Learn more about Kafka producers and their most important configuration properties.

Kafka producers are the publishers responsible for writing records to topics. Typically, this means writing a program using the KafkaProducer API. To instantiate a producer:

KafkaProducer<String, String> producer = new
KafkaProducer<>(producerConfig);

Most of the important producer settings, and mentioned below, are in the configuration passed by this constructor.

For each producer, there are two serialization properties that must be set, key.serializer (for the key) and value.serializer (for the value). You can write custom code for serialization or use one of the ones already provided by Kafka. Some of the more commonly used ones are:

  • ByteArraySerializer: Binary data
  • StringSerializer: String representations

There are several settings to control how many records a producer accumulates before actually sending the data to the cluster. This tuning is highly dependent on the data source. Some possibilities include:

  • batch.size: Combine this fixed number of records before sending data to the cluster.
  • linger.ms: Always wait at least this amount of time before sending data to the cluster; then send however many records has accumulated in that time.
  • max.request.size: Put an absolute limit on data size sent. This technique prevents network congestion caused by a single transfer request containing a large amount of data relative to the network speed.
  • compression.type: Enable compression of data being sent.
  • retries: Enable the client for retries based on transient network errors. Used for reliability.

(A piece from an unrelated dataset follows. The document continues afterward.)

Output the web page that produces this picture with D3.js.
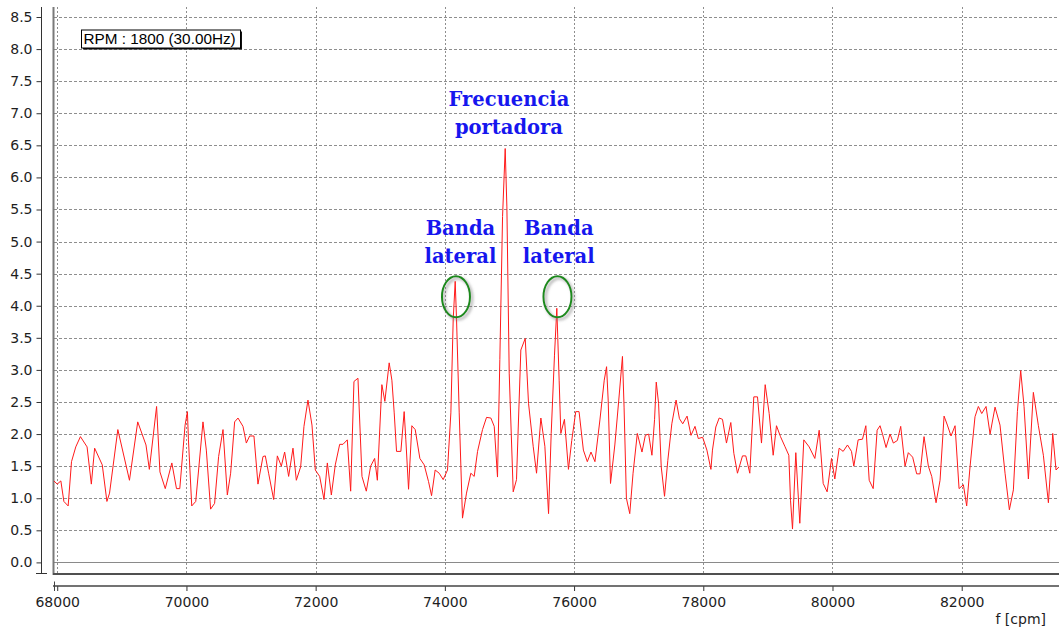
<!DOCTYPE html>
<html><head><meta charset="utf-8">
<script src="https://cdn.jsdelivr.net/npm/d3@7"></script>
<style>body{margin:0;background:#fff;overflow:hidden}svg{display:block}</style>
</head><body>
<svg id="chart" width="1059" height="630"></svg>
<script>
// ---- data ----
const freqs = [
 67949,68000,68056,68103,68169,68221,68287,68359,68462,68528,68579,68697,68769,68810,68938,69118,69246,69374,69426,69538,69590,69672,69774,69846,69897,69979,70015,70031,70082,70144,70256,70308,70374,70436,
 70498,70566,70633,70684,70746,70798,70875,70927,70978,71045,71107,71185,71221,71272,71350,71407,71469,71520,71582,71649,71701,71768,71819,71881,71943,71995,72062,72129,72181,72243,72304,72372,72423,72490,72542,72593,72655,72717,72784,72851,72913,72955,
 73025,73071,73138,73180,73216,73252,73319,73370,73396,73438,73489,73541,73613,73680,73747,73794,73850,73912,73974,74041,74093,74129,74160,74181,74222,74273,74335,74402,74454,74506,74583,74645,74712,74764,74815,74851,74893,74934,74960,74996,75058,75109,75176,75244,75295,75367,75419,75486,75548,
 75605,75646,75697,75733,75769,75795,75851,75913,75964,76026,76077,76144,76205,76262,76323,76400,76467,76503,76528,76564,76631,76692,76749,76774,76810,76862,76913,76979,77051,77103,77154,77205,77246,77272,77308,77349,77400,77451,77513,77579,77631,77682,77749,77810,77872,77923,77990,78056,78118,
 78142,78194,78246,78297,78359,78426,78473,78529,78607,78658,78720,78782,78839,78901,78958,79020,79082,79133,79195,79262,79324,79350,79381,79432,79494,79556,79639,79727,79794,79856,79917,79985,80036,80103,80165,80232,80294,80330,80397,80464,80516,80568,80630,80691,
 80736,80777,80829,80891,80942,81004,81056,81123,81174,81241,81303,81355,81417,81484,81536,81603,81665,81727,81778,81835,81897,81959,82026,82077,82129,82206,82258,82310,82377,82439,82516,82593,82671,82738,82800,82862,82913,82965,83032,83109,83187,83264,83342,83378,83409,83460,83507
];
const amps = [
 1.27,1.22,1.27,0.95,0.88,1.57,1.80,1.96,1.80,1.22,1.78,1.52,0.95,1.08,2.07,1.28,2.19,1.83,1.45,2.43,1.41,1.15,1.55,1.15,1.15,2.14,2.35,1.91,0.88,0.95,2.19,1.75,0.83,0.92,
 1.65,2.07,1.05,1.39,2.19,2.25,2.12,1.86,1.97,1.97,1.22,1.65,1.66,1.39,0.98,1.66,1.50,1.72,1.34,1.78,1.28,1.49,2.12,2.53,2.14,1.44,1.34,0.98,1.55,1.05,1.52,1.84,1.84,1.91,1.11,2.82,2.87,1.34,1.11,1.50,1.62,1.28,
 2.77,2.51,3.11,2.84,2.33,1.73,1.73,2.35,1.91,1.14,2.13,2.07,1.62,1.52,1.26,1.04,1.44,1.39,1.29,1.44,2.33,3.78,4.38,3.78,2.33,0.69,1.08,1.39,1.34,1.73,2.07,2.26,2.25,2.12,1.33,3.16,5.39,6.45,5.54,2.95,1.10,1.29,3.31,3.49,2.48,1.81,1.39,2.25,1.81,
 0.76,2.01,3.23,3.96,2.84,2.01,2.23,1.45,1.90,2.35,2.35,1.75,1.57,1.72,1.57,2.22,2.84,3.05,2.53,1.23,1.83,2.53,3.21,2.42,1.00,0.76,1.39,2.01,1.72,1.98,2.00,1.67,2.23,2.81,2.48,1.49,1.03,1.59,2.16,2.53,2.24,2.16,2.28,1.98,2.12,1.93,1.95,1.75,1.45,
 1.75,2.11,2.25,2.23,1.86,2.18,1.70,1.39,1.66,1.66,1.39,2.58,2.58,1.86,2.77,2.32,1.67,2.13,1.96,1.81,1.67,0.97,0.52,1.71,0.61,1.91,1.80,1.62,2.06,1.23,1.10,1.62,1.30,1.78,1.73,1.83,1.73,1.50,1.91,1.92,2.13,1.28,1.15,2.06,
 2.13,1.99,1.79,2.00,1.86,1.90,2.12,1.50,1.71,1.64,1.38,1.38,1.96,1.50,1.34,0.93,1.28,2.28,2.14,1.97,2.13,1.15,1.21,0.88,1.49,2.27,2.43,2.32,2.43,2.00,2.42,2.14,1.39,0.82,1.13,2.35,2.99,2.43,1.30,2.65,2.13,1.67,0.93,1.49,2.01,1.44,1.49
];
const yTicks = [0,0.5,1,1.5,2,2.5,3,3.5,4,4.5,5,5.5,6,6.5,7,7.5,8,8.5];
const xTicks = [68000,70000,72000,74000,76000,78000,80000,82000];
const xLabel = "f [cpm]";
const rpmLabel = "RPM : 1800 (30.00Hz)";
const noteTexts = [["Frecuencia","portadora"],["Banda","lateral"],["Banda","lateral"]];
const noteFreqs = [74992, 74241, 75763];
const noteValues = [7.11, 5.11, 5.11];
const ringFreqs = [74172, 75743];
const ringValues = [4.14, 4.14];

// ---- drawing ----
const W = 1059, H = 630;
const svg = d3.select("#chart");
const L = 54, R = W, T = 7, B = 574;
const x = d3.scaleLinear().domain([67950, 83506]).range([L, R]);
const y = d3.scaleLinear().domain([0, 8.5]).range([562.4, 17]);

const defs = svg.append("defs");
defs.append("clipPath").attr("id","clip").append("rect")
  .attr("x", L).attr("y", T).attr("width", R - L).attr("height", B - T);
const sh = defs.append("filter").attr("id","shadow").attr("x","-30%").attr("y","-30%").attr("width","160%").attr("height","160%");
sh.append("feDropShadow").attr("dx",2).attr("dy",2).attr("stdDeviation",1.6).attr("flood-color","#777").attr("flood-opacity",0.7);

// grid
const grid = svg.append("g");
grid.selectAll("line.h").data(yTicks.filter(d => d > 0)).join("line")
  .attr("x1", L).attr("x2", R)
  .attr("y1", d => Math.round(y(d)) + 0.5).attr("y2", d => Math.round(y(d)) + 0.5)
  .attr("stroke", "#8e8e8e").attr("stroke-dasharray", "3,2").attr("stroke-width", 1);
grid.selectAll("line.v").data(xTicks).join("line")
  .attr("y1", T).attr("y2", B)
  .attr("x1", d => Math.round(x(d)) + 0.5).attr("x2", d => Math.round(x(d)) + 0.5)
  .attr("stroke", "#8e8e8e").attr("stroke-dasharray", "2,2").attr("stroke-width", 1);
// zero line
svg.append("line").attr("x1", L).attr("x2", R)
  .attr("y1", Math.round(y(0)) + 0.5).attr("y2", Math.round(y(0)) + 0.5)
  .attr("stroke", "#8a8a8a").attr("stroke-width", 1);

// frame lines
svg.append("line").attr("x1", 53.5).attr("x2", 53.5).attr("y1", T).attr("y2", B + 1)
  .attr("stroke", "#7a7a7a").attr("stroke-width", 2);
svg.append("line").attr("x1", 53).attr("x2", R).attr("y1", 574).attr("y2", 574)
  .attr("stroke", "#505050").attr("stroke-width", 2);

// y axis
const yAxis = svg.append("g").attr("transform", "translate(41.5,0)")
  .call(d3.axisLeft(y).tickValues(yTicks).tickFormat(d3.format(".1f")).tickSize(5).tickPadding(4).tickSizeOuter(0));
yAxis.select(".domain").remove();
yAxis.selectAll(".tick line").attr("stroke", "#333");
yAxis.selectAll("text").attr("font-family", "DejaVu Sans").attr("font-size", 14).attr("fill", "#1e1e1e");
svg.append("line").attr("x1", 41.5).attr("x2", 41.5).attr("y1", T).attr("y2", 573.5).attr("stroke", "#333");
svg.append("line").attr("x1", 36).attr("x2", 47).attr("y1", 573.5).attr("y2", 573.5).attr("stroke", "#333");

// x axis
const xAxis = svg.append("g").attr("transform", "translate(0,586)")
  .call(d3.axisBottom(x).tickValues(xTicks).tickFormat(d3.format("d")).tickSize(5).tickPadding(6).tickSizeOuter(0));
xAxis.select(".domain").remove();
xAxis.selectAll(".tick line").attr("stroke", "#333");
xAxis.selectAll("text").attr("font-family", "DejaVu Sans").attr("font-size", 14).attr("fill", "#1e1e1e");
svg.append("line").attr("x1", 53).attr("x2", R).attr("y1", 586).attr("y2", 586).attr("stroke", "#444").attr("stroke-width", 1.5);
svg.append("line").attr("x1", 54.5).attr("x2", 54.5).attr("y1", 581.5).attr("y2", 591).attr("stroke", "#444");
svg.append("text").attr("x", 1046).attr("y", 624).attr("text-anchor", "end")
  .attr("font-family", "DejaVu Sans").attr("font-size", 14).attr("fill", "#1e1e1e").text(xLabel);

// spectrum line
const pts = freqs.map((f, i) => [f, amps[i]]);
svg.append("path").datum(pts).attr("clip-path", "url(#clip)")
  .attr("d", d3.line().x(d => x(d[0])).y(d => y(d[1])))
  .attr("fill", "none").attr("stroke", "#ff1a1a").attr("stroke-width", 1).attr("stroke-linejoin", "round");

// RPM box
const bx = 81, by = 29.5, bw = 159, bh = 18;
svg.append("rect").attr("x", bx + 2).attr("y", by + 2).attr("width", bw).attr("height", bh).attr("fill", "#111");
svg.append("rect").attr("x", bx + 0.5).attr("y", by + 0.5).attr("width", bw).attr("height", bh)
  .attr("fill", "#fff").attr("stroke", "#000").attr("stroke-width", 1);
svg.append("text").attr("x", bx + 2.5).attr("y", 43.5)
  .attr("font-family", "Liberation Sans").attr("font-size", 15.3).attr("fill", "#000").text(rpmLabel);

// ellipses around sidebands
svg.append("g").selectAll("ellipse").data(ringFreqs).join("ellipse")
  .attr("cx", d => x(d)).attr("cy", (d, i) => y(ringValues[i]))
  .attr("rx", 14).attr("ry", 20.5)
  .attr("fill", "none").attr("stroke", "#1f8a1f").attr("stroke-width", 2)
  .attr("filter", "url(#shadow)");

// annotation labels
const notes = svg.append("g");
noteTexts.forEach((lines, i) => {
  const t = notes.append("text").attr("text-anchor", "middle")
    .attr("font-family", "DejaVu Serif").attr("font-weight", "bold").attr("font-size", 19.5)
    .attr("fill", "#1616ee");
  lines.forEach((s, j) => {
    t.append("tspan").attr("x", x(noteFreqs[i])).attr("y", y(noteValues[i]) + j * 28).text(s);
  });
});
</script>
</body></html>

The full write path for records from a producer is to the leader partition and then to all of the follower replicas. The producer can control which point in the path triggers an acknowledgment. Depending on the acks setting, the producer may wait for the write to propagate all the way through the system or only wait for the earliest success point.

Valid acks values are:

  • 0: Do not wait for any acknowledgment from the partition (fastest throughput).
  • 1: Wait only for the leader partition response.
  • all: Wait for follower partitions responses to meet minimum (slowest throughput).

In Kafka, the partitioner determines how records map to partitions. Use the mapping to ensure the order of records within a partition and manage the balance of messages across partitions. The default partitioner uses the entire key to determine which partition a message corresponds to. Records with the same key are always mapped to the same partition (assuming the number of partitions does not change for a topic). Consider writing a custom partitioner if you have information about how your records are distributed that can produce more efficient load balancing across partitions. A custom partitioner lets you take advantage of the other data in the record to control partitioning.

If a partitioner is not provided to the KafkaProducer, Kafka uses a default partitioner.

The ProducerRecord class is the actual object processed by the KafkaProducer. It takes the following parameters:

  • Kafka Record: The key and value to be stored.
  • Intended Destination: The destination topic and the specific partition (optional).